I highly recommend the book. After I read it, my daughter chose it as a book to read and report on for school. Children need to learn about such cults as they begin to form their opinions about the world.
What does the Cultural Revolution have to do with Bright Sheng’s current controversy? Well, nobody is being jailed or beaten or killed . . . yet. But think about this:
In the Chinese Cultural Revolution, the people were told that they must adhere to a particular set of beliefs, which emphasized the newly elevated nature of a formerly oppressed group. Meanwhile, the citizenry was told to despise all members of the former ruling class—including many who were hardly elites, but who could be argued to have some distant relative who might tenuously be labeled elite in some way. The belief system was in many ways bizarre and at odds with common sense, but that didn’t matter. The citizens were told to believe it, or else. Children were told to report to the authorities any adults failing to conform. Suspected offenders were hauled before secret tribunals and harangued until they were forced to confess to offenses that in many cases they had not committed. They were told that the confessions would save them from ruin, but in most cases the confessions actually cemented their removal from society.
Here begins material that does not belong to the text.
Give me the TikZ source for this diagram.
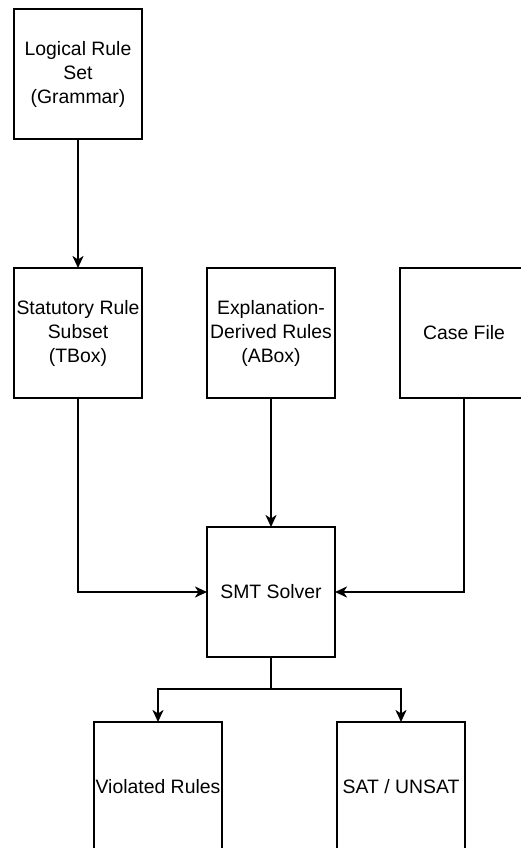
\documentclass[tikz,border=0pt]{standalone}
\usepackage{fontspec}
\setmainfont{Liberation Sans}
\usetikzlibrary{positioning}
\usetikzlibrary{arrows.meta}
\tikzstyle{Line} = [draw, line width=2pt,
    -{Stealth[length=12pt, width=11pt, inset=3.5pt]}]
\tikzstyle{arect} = [draw, rectangle, minimum width=128pt,
    minimum height=130pt, align=center, inner sep=0pt, outer sep=0pt,
    fill=white, line width=2pt, font=\fontsize{19.4}{24}\selectfont]

\begin{document}
\begin{tikzpicture}[x=1pt, y=1pt]
     % ><>< =================== ><>< %
     % ><><     Place nodes     ><>< %
     % ><>< =================== ><>< %
     \useasboundingbox (0,0) rectangle (520,-848);
     \node [arect] (grammar) at (78,-74)
        {Logical Rule\\Set\\(Grammar)};
     \node [arect, below=129pt of grammar] (tbox)
        {Statutory Rule\\Subset\\(TBox)};
     \node [arect, right=65pt of tbox] (abox)
        {Explanation-\\Derived Rules\\(ABox)};
     \node [arect, right=65pt of abox] (casefile) {Case File};
     \node [arect, below=129pt of abox] (smt) {SMT Solver};
     \coordinate [below=32pt of smt] (split);
     \node [arect, below=65pt of smt, xshift=-113pt] (violated)
        {Violated Rules};
     \node [arect, below=65pt of smt, xshift=130pt] (satunsat)
        {SAT / UNSAT};
     % ><>< =================== ><>< %
     % ><><     Draw lines.     ><>< %
     % ><>< =================== ><>< %
     \path [Line] (grammar) -- (tbox);
     \path [Line] (abox) -- (smt);
     \path [Line] (tbox) |- (smt);
     \path [Line] (casefile) |- (smt);
     \path [Line] (smt.south) -- (split) -| (violated);
     \path [Line] (split) -| (satunsat);
  \end{tikzpicture}
\end{document}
The atmosphere in the air was thick and oppressive—filled with the paranoia of those who never know when their own time will come.
Does any of that sound . . . familiar?
I bet Bright Sheng thought he had escaped all of that when he managed to make it to the United States.
He has now learned otherwise.
At this point, apologies over nontroveries only fan the flames for these grievance mongering woke leftists, both students and faculty. No apology is ever sufficient for them. Professor Sheng is morally in a sound position to tell them to go pound sand. Maybe in the future, those who find themselves in the same position as Bright Sheng, can think twice before issuing a fruitless groveling apology to the mob.
This story is full of people lacking in perspective and common sense. The students who were offended should have accepted his apology and moved on. Their obsession with the minor violation of norms is silly. In modern culture what he did was inappropriate, but no one is seriously making the case that this is part a desire of movement to demean black people or normalize their status as second class citizens.
The students are fortunate to have a professor this accomplished and should toughen up a slight amount. I have no idea if he was aware of how this would be received and didn’t care. Or if he was unaware and this was an honest mistake. Either way, his apology should end the matter.
The people asserting that this is in some meaningful way similar to Mao’s cultural revolution are equally deserving of scorn.They ways in which this differs from the cultural revolution so out number it’s similarities that that seriously making that comparison undercuts their credibility and robs force from the reasonable parts of their argument.